The Three Bridges

Last wednesday Stuart and I, in a major break with convention, headed for the far east for a day out.

We found a very good put-in at Port Edgar Yacht Club where the office advised us we could launch FOC from their ramp, BUT, the lady told us (not unkindly) “Don’t call us if you get into difficulties. Call the Coastguard”.

Perhaps we looked like a couple of doddery old guys; nevertheless we dropped the boats near the water and went to park and change.

The ramp put us on-water right between the old & new road bridges. We headed west under the towering new bridge – what an experience – so we could turn and see all 3 bridges at once.

We were joined by a very large seal which at one point accidently popped up right beside me and decided to pretend it was a dolphin and leap from the water, landing with an almighty splash about 5 feet away.

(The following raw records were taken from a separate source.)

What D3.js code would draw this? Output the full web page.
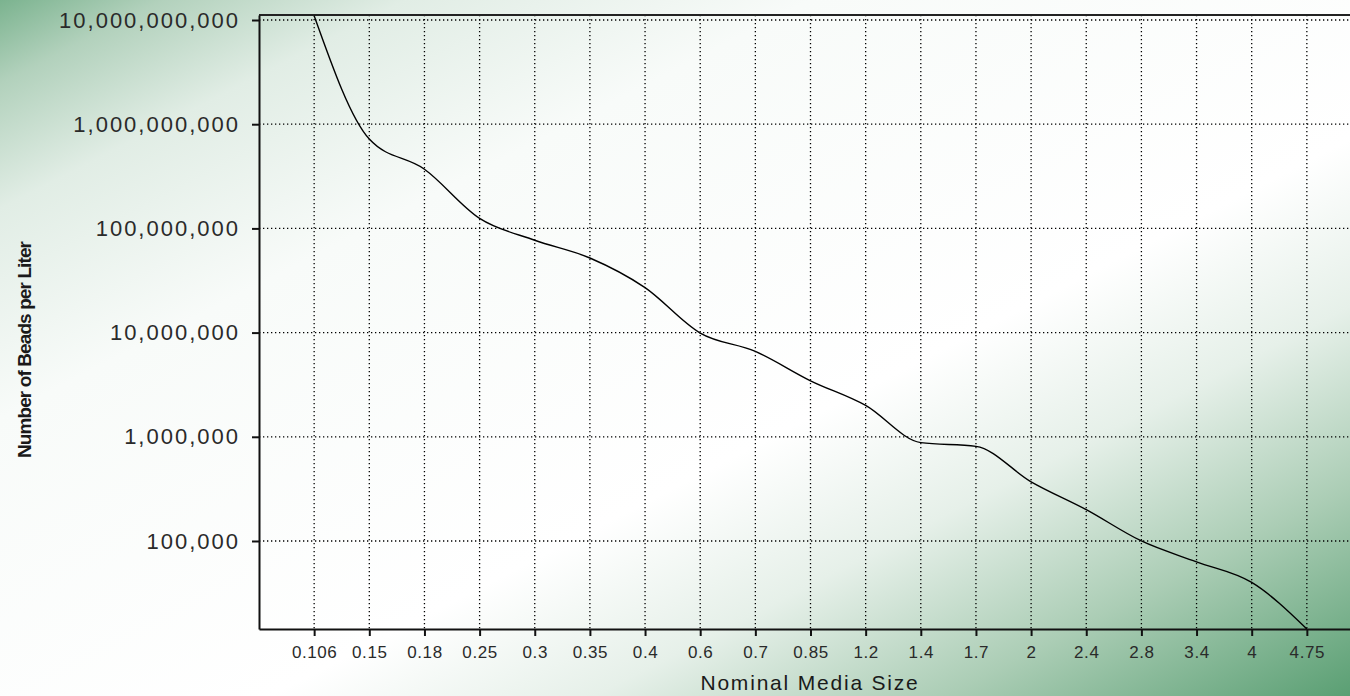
<!DOCTYPE html>
<html>
<head>
<meta charset="utf-8">
<script src="https://cdn.jsdelivr.net/npm/d3@7"></script>
<style>
    html, body { margin: 0; padding: 0; overflow: hidden; }
    #chart { width: 1350px; height: 696px; }
    .axisText { font-family: "Liberation Sans", Arial, sans-serif; fill: #1a1a1a; }
    .y-axis text { font-family: "Liberation Sans", Arial, sans-serif; font-size: 22px; letter-spacing: 2px; fill: #2a2a2a; }
    .x-axis text { font-family: "Liberation Sans", Arial, sans-serif; font-size: 17px; letter-spacing: 0.6px; fill: #2a2a2a; }
    .y-axis line, .x-axis line, .y-axis path, .x-axis path { stroke: #111; stroke-width: 2; }
    .grid { stroke: #000; stroke-width: 1.3; stroke-dasharray: 1.3 2.7; }
</style>
</head>
<body>
<div id="chart"></div>
<script>
// data
var mediaSizes = ["0.106", "0.15", "0.18", "0.25", "0.3", "0.35", "0.4", "0.6", "0.7", "0.85",
                  "1.2", "1.4", "1.7", "2", "2.4", "2.8", "3.4", "4", "4.75"];
var beadsPerLiter = [1.1e10, 7.2e8, 3.7e8, 1.25e8, 7.7e7, 5.2e7, 2.7e7, 9.9e6, 6.6e6, 3.45e6,
                     2.0e6, 8.8e5, 8.1e5, 3.7e5, 2.0e5, 1.0e5, 6.3e4, 4.0e4, 1.43e4];
var yTickValues = [1e5, 1e6, 1e7, 1e8, 1e9, 1e10];
var yRange = [14300, 1.117e10];

makePlot();

function makePlot() {

    var svgWidth = 1350;
    var svgHeight = 696;

    var plot = { left: 259, right: 1362, top: 15, bottom: 629 };

    var svg = d3.select("#chart")
        .append("svg")
        .attr("width", svgWidth)
        .attr("height", svgHeight);

    // background gradient: green corners, white band across the middle
    var defs = svg.append("defs");
    var grad = defs.append("linearGradient")
        .attr("id", "bg")
        .attr("gradientUnits", "userSpaceOnUse")
        .attr("x1", 0).attr("y1", 0)
        .attr("x2", 567).attr("y2", 1100);
    [[0, "#7bb38f"], [0.06, "#b2d1bc"], [0.15, "#e1ede5"], [0.3, "#f8fbf9"], [0.6, "#ffffff"],
     [0.72, "#e6f0e9"], [0.85, "#abcdb5"], [1, "#5a9f73"]].forEach(function(s) {
        grad.append("stop").attr("offset", s[0]).attr("stop-color", s[1]);
    });

    defs.append("clipPath").attr("id", "plotClip")
        .append("rect")
        .attr("x", plot.left).attr("y", plot.top)
        .attr("width", plot.right - plot.left).attr("height", plot.bottom - plot.top);

    svg.append("rect")
        .attr("width", svgWidth)
        .attr("height", svgHeight)
        .attr("fill", "url(#bg)");

    // scales
    var xScale = d3.scalePoint()
        .domain(mediaSizes)
        .range([plot.left, plot.right])
        .padding(1);

    var yScale = d3.scaleLog()
        .domain(yRange)
        .range([plot.bottom, plot.top]);

    // grid
    svg.append("g").selectAll("line")
        .data(mediaSizes)
        .enter()
        .append("line")
        .attr("class", "grid")
        .attr("x1", d => xScale(d)).attr("x2", d => xScale(d))
        .attr("y1", plot.top).attr("y2", plot.bottom);

    svg.append("g").selectAll("line")
        .data(yTickValues)
        .enter()
        .append("line")
        .attr("class", "grid")
        .attr("x1", plot.left).attr("x2", plot.right)
        .attr("y1", d => yScale(d)).attr("y2", d => yScale(d));

    // top border
    svg.append("line")
        .attr("x1", plot.left).attr("x2", plot.right)
        .attr("y1", plot.top).attr("y2", plot.top)
        .attr("stroke", "#222")
        .attr("stroke-width", 2);

    // axes
    var leftAxis = d3.axisLeft(yScale)
        .tickValues(yTickValues)
        .tickFormat(d3.format(","))
        .tickSize(7)
        .tickSizeOuter(0)
        .tickPadding(12);

    var bottomAxis = d3.axisBottom(xScale)
        .tickSize(7)
        .tickSizeOuter(0)
        .tickPadding(10);

    svg.append("g")
        .attr("class", "y-axis")
        .attr("transform", `translate(${plot.left}, 0)`)
        .call(leftAxis);

    svg.append("g")
        .attr("class", "x-axis")
        .attr("transform", `translate(0, ${plot.bottom})`)
        .call(bottomAxis);

    // line
    var line = d3.line()
        .x((d, i) => xScale(mediaSizes[i]))
        .y(d => yScale(d))
        .curve(d3.curveMonotoneX);

    svg.append("path")
        .datum(beadsPerLiter)
        .attr("clip-path", "url(#plotClip)")
        .attr("d", line)
        .attr("fill", "none")
        .attr("stroke", "#000")
        .attr("stroke-width", 1.4);

    // axes labels
    svg.append("text")
        .attr("class", "axisText")
        .attr("transform", "translate(31, 350) rotate(-90)")
        .attr("text-anchor", "middle")
        .style("font-size", "19px")
        .style("font-weight", "bold")
        .style("letter-spacing", "-0.9px")
        .text("Number of Beads per Liter");

    svg.append("text")
        .attr("class", "axisText")
        .attr("x", 810)
        .attr("y", 690)
        .attr("text-anchor", "middle")
        .style("font-size", "21px")
        .style("letter-spacing", "1.8px")
        .text("Nominal Media Size");
}
</script>
</body>
</html>
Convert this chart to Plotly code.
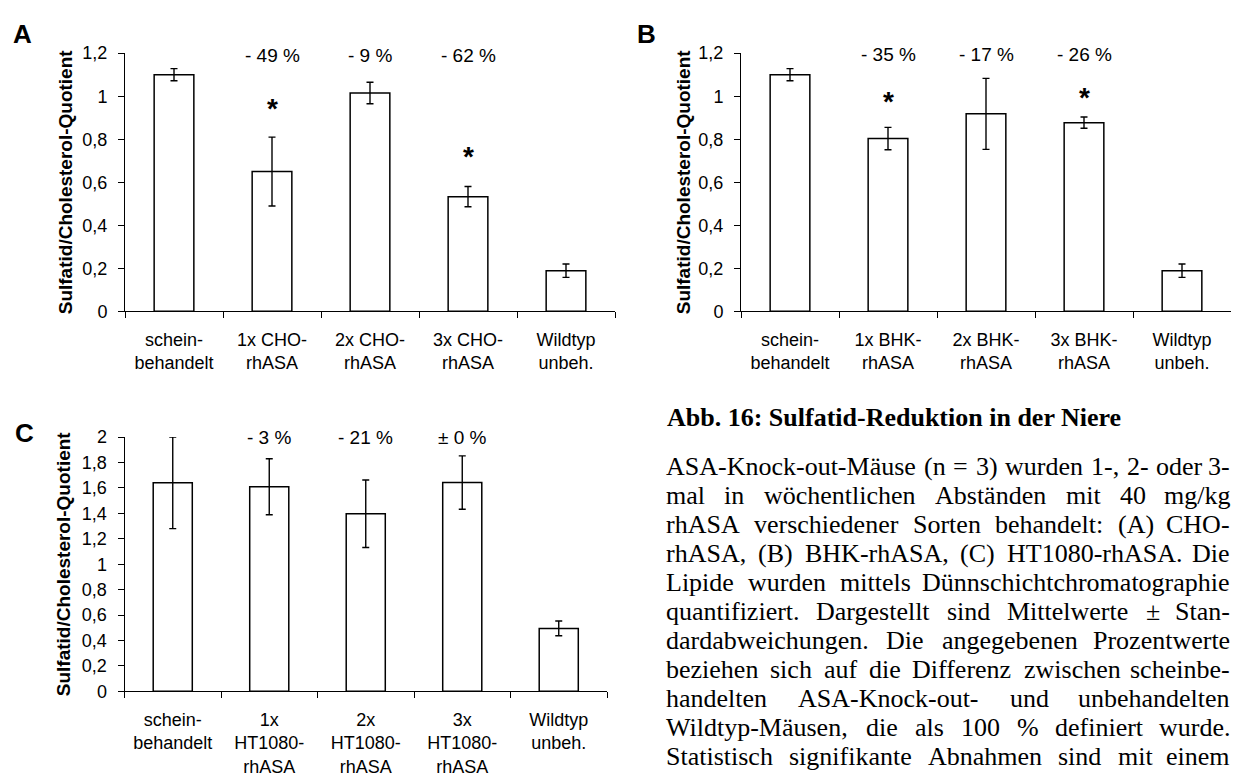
import plotly.graph_objects as go

# ---- data -------------------------------------------------------------
cats_a = ["schein-<br>behandelt", "1x CHO-<br>rhASA", "2x CHO-<br>rhASA",
          "3x CHO-<br>rhASA", "Wildtyp<br>unbeh."]
mean_a = [1.10, 0.65, 1.015, 0.533, 0.189]
sd_a = [0.028, 0.16, 0.05, 0.047, 0.031]
pct_a = ["", "- 49 %", "- 9 %", "- 62 %", ""]
star_a = [None, 0.963, None, 0.737, None]

cats_b = ["schein-<br>behandelt", "1x BHK-<br>rhASA", "2x BHK-<br>rhASA",
          "3x BHK-<br>rhASA", "Wildtyp<br>unbeh."]
mean_b = [1.10, 0.803, 0.918, 0.877, 0.189]
sd_b = [0.028, 0.052, 0.165, 0.026, 0.031]
pct_b = ["", "- 35 %", "- 17 %", "- 26 %", ""]
star_b = [None, 0.993, None, 1.014, None]

cats_c = ["schein-<br>behandelt", "1x<br>HT1080-<br>rhASA", "2x<br>HT1080-<br>rhASA",
          "3x<br>HT1080-<br>rhASA", "Wildtyp<br>unbeh."]
mean_c = [1.64, 1.609, 1.397, 1.642, 0.495]
sd_c = [0.36, 0.22, 0.265, 0.21, 0.058]
pct_c = ["", "- 3 %", "- 21 %", "± 0 %", ""]
star_c = [None, None, None, None, None]

y_title = "Sulfatid/Cholesterol-Quotient"

caption_title = "Abb. 16: Sulfatid-Reduktion in der Niere"
caption_lines = [
    "ASA-Knock-out-Mäuse (n = 3) wurden 1-, 2- oder 3-",
    "mal in wöchentlichen Abständen mit 40 mg/kg",
    "rhASA verschiedener Sorten behandelt: (A) CHO-",
    "rhASA, (B) BHK-rhASA, (C) HT1080-rhASA. Die",
    "Lipide wurden mittels Dünnschichtchromatographie",
    "quantifiziert. Dargestellt sind Mittelwerte ± Stan-",
    "dardabweichungen. Die angegebenen Prozentwerte",
    "beziehen sich auf die Differenz zwischen scheinbe-",
    "handelten ASA-Knock-out- und unbehandelten",
    "Wildtyp-Mäusen, die als 100 % definiert wurde.",
    "Statistisch signifikante Abnahmen sind mit einem",
]

# ---- page geometry -----------------------------------------------------
W, H = 1234, 780
SANS = "Liberation Sans, Arial, sans-serif"
SERIF = "Liberation Serif, Times New Roman, serif"


def px(x):
    return x / W


def py(y):
    return 1 - y / H


fig = go.Figure()

panels = [
    # (xaxis id, yaxis id, cats, means, sds, pcts, stars, ymax, dtick,
    #  x-domain px, y-domain px (bottom, top), pct y, letter, letter pos, title x)
    ("x", "y", cats_a, mean_a, sd_a, pct_a, star_a, 1.2, 0.2,
     (125, 615), (309.3, 44.3), 1.189, "A", (22.5, 25), 65),
    ("x2", "y2", cats_b, mean_b, sd_b, pct_b, star_b, 1.2, 0.2,
     (741, 1231), (309.3, 44.3), 1.193, "B", (646.5, 25), 683),
    ("x3", "y3", cats_c, mean_c, sd_c, pct_c, star_c, 2.0, 0.2,
     (124.5, 607), (699.3, 438.3), 1.995, "C", (24, 434), 63),
]

annotations = []
for i, (xa, ya, cats, means, sds, pcts, stars, ymax, dtick,
        xdom, ydom, pct_y, letter, lpos, tx) in enumerate(panels):
    fig.add_trace(go.Bar(
        x=cats, y=means, xaxis=xa, yaxis=ya, width=0.405,
        marker=dict(color="white", line=dict(color="black", width=1.5)),
        error_y=dict(type="data", array=sds, color="black",
                     thickness=1.4, width=3.5),
        showlegend=False, hoverinfo="skip",
    ))
    suffix = "" if i == 0 else str(i + 1)
    fig.layout["xaxis" + suffix] = dict(
        domain=[px(xdom[0]), px(xdom[1])], anchor=ya,
        type="category", range=[-0.5, 4.5], tickson="boundaries",
        ticks="outside", ticklen=6, tickcolor="black", tickwidth=1,
        showline=True, linecolor="black", linewidth=1,
        showgrid=False, zeroline=False, fixedrange=True,
        tickfont=dict(family=SANS, size=18, color="black"),
        ticklabelstandoff=12,
    )
    fig.layout["yaxis" + suffix] = dict(
        domain=[py(ydom[0]), py(ydom[1])], anchor=xa,
        range=[0, ymax], dtick=dtick, tick0=0,
        ticks="outside", ticklen=6, tickcolor="black", tickwidth=1,
        showline=True, linecolor="black", linewidth=1,
        showgrid=False, zeroline=False, fixedrange=True,
        tickfont=dict(family=SANS, size=18, color="black"),
        ticklabelstandoff=7,
    )
    # percentage change labels above each treated group
    for k, t in enumerate(pcts):
        if t:
            annotations.append(dict(
                x=k, y=pct_y, xref=xa, yref=ya, text=t, showarrow=False,
                xanchor="center", yanchor="middle",
                font=dict(family=SANS, size=19, color="black"),
            ))
    # significance markers
    for k, s in enumerate(stars):
        if s is not None:
            annotations.append(dict(
                x=k, y=s, xref=xa, yref=ya, text="*", showarrow=False,
                xanchor="center", yanchor="middle", yshift=-4,
                font=dict(family=SANS, size=28, color="black", weight="bold"),
            ))
    # panel letter
    annotations.append(dict(
        x=px(lpos[0]), y=py(lpos[1]), xref="paper", yref="paper",
        text=letter, showarrow=False, xanchor="center", yanchor="middle",
        font=dict(family=SANS, size=26, color="black", weight="bold"),
    ))
    # y axis title
    annotations.append(dict(
        x=px(tx), y=py((ydom[0] + ydom[1]) / 2), xref="paper", yref="paper",
        text=y_title, textangle=-90, showarrow=False,
        xanchor="center", yanchor="middle",
        font=dict(family=SANS, size=19, color="black", weight="bold"),
    ))

# ---- figure caption (justified block) ----------------------------------
# Times advance widths in 1/1000 em, used to spread words across the column
TIMES_W = {
    " ": 250, "a": 444, "b": 500, "c": 444, "d": 500, "e": 444, "f": 333,
    "g": 500, "h": 500, "i": 278, "j": 278, "k": 500, "l": 278, "m": 778,
    "n": 500, "o": 500, "p": 500, "q": 500, "r": 333, "s": 389, "t": 278,
    "u": 500, "v": 500, "w": 722, "x": 500, "y": 500, "z": 444,
    "A": 722, "B": 667, "C": 667, "D": 722, "E": 611, "F": 556, "G": 722,
    "H": 722, "I": 333, "J": 389, "K": 722, "L": 611, "M": 889, "N": 722,
    "O": 722, "P": 556, "Q": 722, "R": 667, "S": 556, "T": 611, "U": 722,
    "V": 722, "W": 944, "X": 722, "Y": 722, "Z": 611,
    "-": 333, "(": 333, ")": 333, "=": 564, ",": 250, ".": 250, ":": 278,
    "/": 278, "%": 833, "±": 564, "ä": 444, "ö": 500, "ü": 500,
}


def word_width(word, size):
    return sum(TIMES_W.get(ch, 500) for ch in word) / 1000 * size


CAP_SIZE = 26
COL_LEFT, COL_RIGHT = 665, 1231
TITLE_BASE = 427
LINE0_BASE, LINE_STEP = 477, 29.8

annotations.append(dict(
    x=px(COL_LEFT), y=py(TITLE_BASE - 9), xref="paper", yref="paper",
    text=caption_title, showarrow=False, xanchor="left", yanchor="middle",
    font=dict(family=SERIF, size=CAP_SIZE, color="black", weight="bold"),
))

for li, line in enumerate(caption_lines):
    words = line.split(" ")
    widths = [word_width(w, CAP_SIZE) for w in words]
    gap = (COL_RIGHT - COL_LEFT - sum(widths)) / (len(words) - 1)
    xpos = COL_LEFT
    base = LINE0_BASE + li * LINE_STEP
    for wi, (w, wd) in enumerate(zip(words, widths)):
        last = wi == len(words) - 1
        annotations.append(dict(
            x=px(COL_RIGHT if last else xpos), y=py(base - 9),
            xref="paper", yref="paper",
            text=w, showarrow=False,
            xanchor="right" if last else "left", yanchor="middle",
            borderpad=0,
            font=dict(family=SERIF, size=CAP_SIZE, color="black"),
        ))
        xpos += wd + gap

fig.update_layout(
    width=W, height=H, margin=dict(l=0, r=0, t=0, b=0),
    paper_bgcolor="white", plot_bgcolor="white",
    separators=",.", bargap=0.5,
    annotations=annotations,
    font=dict(family=SANS, color="black"),
)

fig.write_html("out.html", config={"displayModeBar": False})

We headed through all the bridges and doddered around Inchgarvie and the massive footings of the rail bridge as trains thundered overhead and big Liquid Petroleum Gas ships headed out to sea in the deep channel which is closer to the Fife shore.

Using the trip as a scouting mission for future paddles, we discovered loads of beautiful sandy beaches and it was one of them at which we stopped for lunch.

It was a watery sun that tried manfully to break through all day. Refreshed, we headed off for Cramond Island. A little way off it, we decided, with the sun already sitting rather low, to ‘cut the corner’ and head direct for Inchkeith.

Inchkeith, when approaching from the bridges, bears a striking resemblance to a WWII battleship. We began to wonder if the buildings had actually been deliberately built to give just that appearance. The closer we got the stronger that resemblance became.

We may be old, Stuart & I, but thankfully our brain cells are still functioning, as we decided there was no way we had enough light to continue tp Inchkeith and cut across to the Fife shore for the return journey.

We decided to retrace our ‘steps’ and what a good decision it was as the sky grew darker and darker.

We landed back at Port Edgar while the daylight was still in our favour, but it certainly wouldn’t have been if we had tried to push on regardless. Hey, we didn’t get to be this venerable by being daft!!!!

A great day out that could only be bettered, after we scouted some parking & put-ins more central to South Queensferry, by sharing a big polystyrene container of chips.

Let’s make that a peer paddle soon and get a decent start so we can explore further afield.